デザインの仕事、デザイナーしてるの?
なにそれ、カッコいい!!
……たぶん、そういう職業に就いていると、そういう声を掛けられがちで。だけど、その内情は、デザイナー、と一括りにされても、その職場、そのひとによりさまざまであって。そして時にそれは、ひとに特別感を持たれるからこそ、孤独で過酷なものになってしまう。
ただでさえ個性が持て囃される世の中です。仕事だけでなく、個人としても、どこか自分は特別でいたい。そう自信を持ちたい。そう思ってしまうことはままあります。
でも、それが仕事の本質から目を逸らして、本来あるべき作業をただの自尊心の上書きにしてしまうとしたら、本末転倒なんですよね。
でも、わかってるんですよ、そんなこと言われなくとも。でも。でも。普通でいたくない。だけど、だけども。
この作品の主人公からはそんな逡巡を感じました。そしてそれゆえ、とても身近に感じました。
主人公がそんな心持ちで彷徨う物語の末、見つけたものは何なのか。
ぜひ、読んでください。ひとの在り方に対するひとつの答えが、ラストにはふわりと現れます。
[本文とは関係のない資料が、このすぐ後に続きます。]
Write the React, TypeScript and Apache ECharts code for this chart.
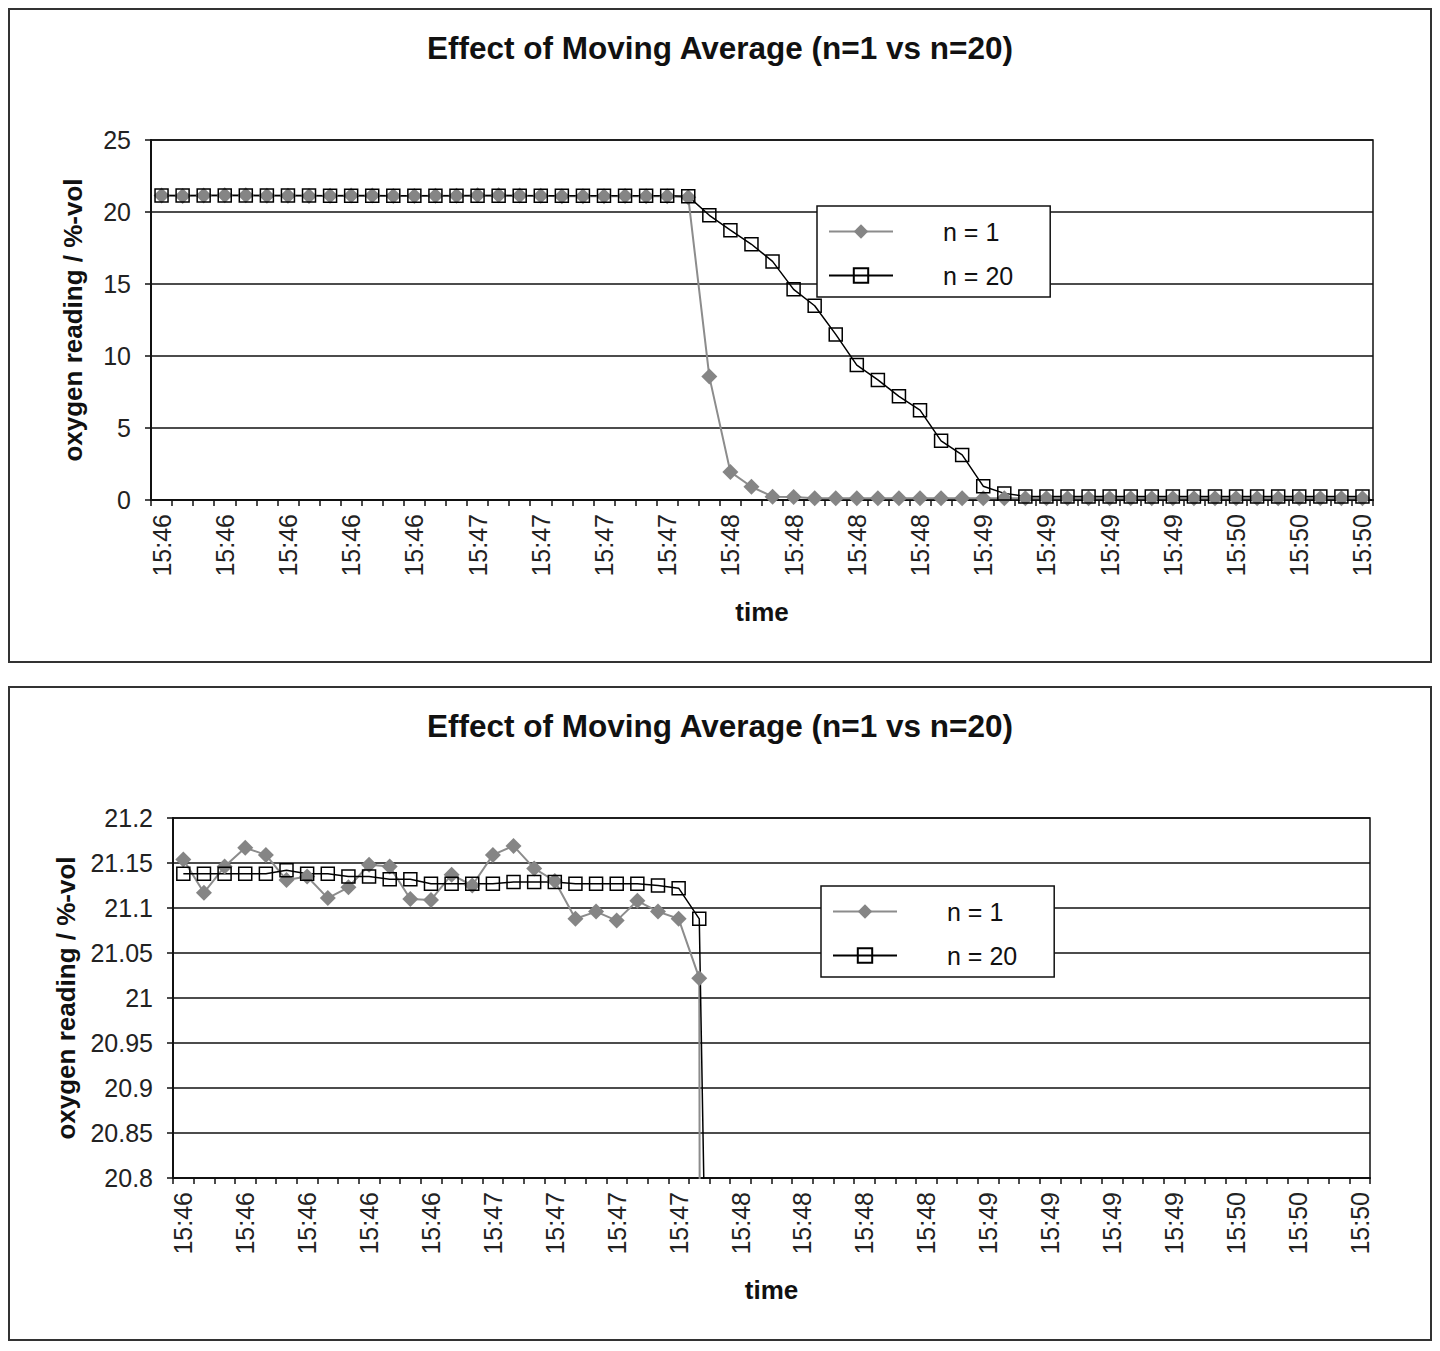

それがとても希望に満ちたものに感じるのは、わたしだけでしょうか。
修景施設のための製品を作る会社に入り三年目の悩めるお嬢さん、鈴木留衣さんがこちらのお話の主人公となります。
三年目。
見えなかったものが見えてくる時期。
これと言える不満もなく、仕事に少し余裕が出来てきて仕事を、自分を見つめる時間が増えてくる時期でもあったりします。
同期の友達との違い、自分の目指している場所。
それらが頭を巡り、惑う中、上司から受けたコンペ参加の提案。
自分を、仕事を見つめ直し進もうとする彼女の姿に、自分を重ねる方も多いのではないでしょうか?
そんな彼女は果たしてどんな結果を出していくのか?
そしてそれに対しどんな答えを彼女が出したのか?
是非皆さまも『自分だったら?』と考えながら読んで欲しい。
そんな作品なのです。
こちらの物語は、企業に属する入社3年目の女性プロダクトデザイナーの短編の物語です。
その主人公留衣と、上司である哲のやり取りでストーリーが進んでいきます。
「デザイン」をするに当たっての制作の裏側を見ることも出来て、読んでいてとても勉強にもなりました。
そして、仕事の上で、全ての創作物が評価されるように、彼女自身も「デザイン」上の評価や、自身と他人を比べたり、劣等感を抱いたりして、もやもやな心を持ちながら話が進んでいきます。
デザイナーだけではなく、創作される方皆様に共感できる部分ではないかと思います。
そこで、彼女は公園のベンチのデザインコンペを担当することになり、前向きに試行錯誤をしていくのですが、そこで思わぬ大失敗をして留衣はかなり凹んでしまいます。
その後のラストの上司の哲の言葉がもう胸に突き刺さりました。
最高に泣きました。
創作をしていると、誰もが留衣のように、自分には創作の才能なんてないかもしれない、この世にはこんなに創作者が溢れてるし、私がやらなくてもいいかもしれない、必要とされいていないのかもしれない。
このように思う時があるのではないかなと思います。
そうやってくじけそうになった時、また何度でも読みに来たいと思うほど、この哲という上司の最後の言葉に救われるかと思います。
自分だけで前を向けるようになれれば一番いいのですが、それって結構しんどかったり難しかったりする時期って必ずあると思うのです。
そんな時に誰かの暖かな言葉に励まされたりしながら、少しずつ自分と向き合って創作を楽しめるようになってもいいと思うのです。
とても励まされて、人の暖かさにも触れることが出来る素晴らしい「デザイン」の物語でした。
悩める色んな創作者の皆様にもぜひ読んでいただきたいなと思います。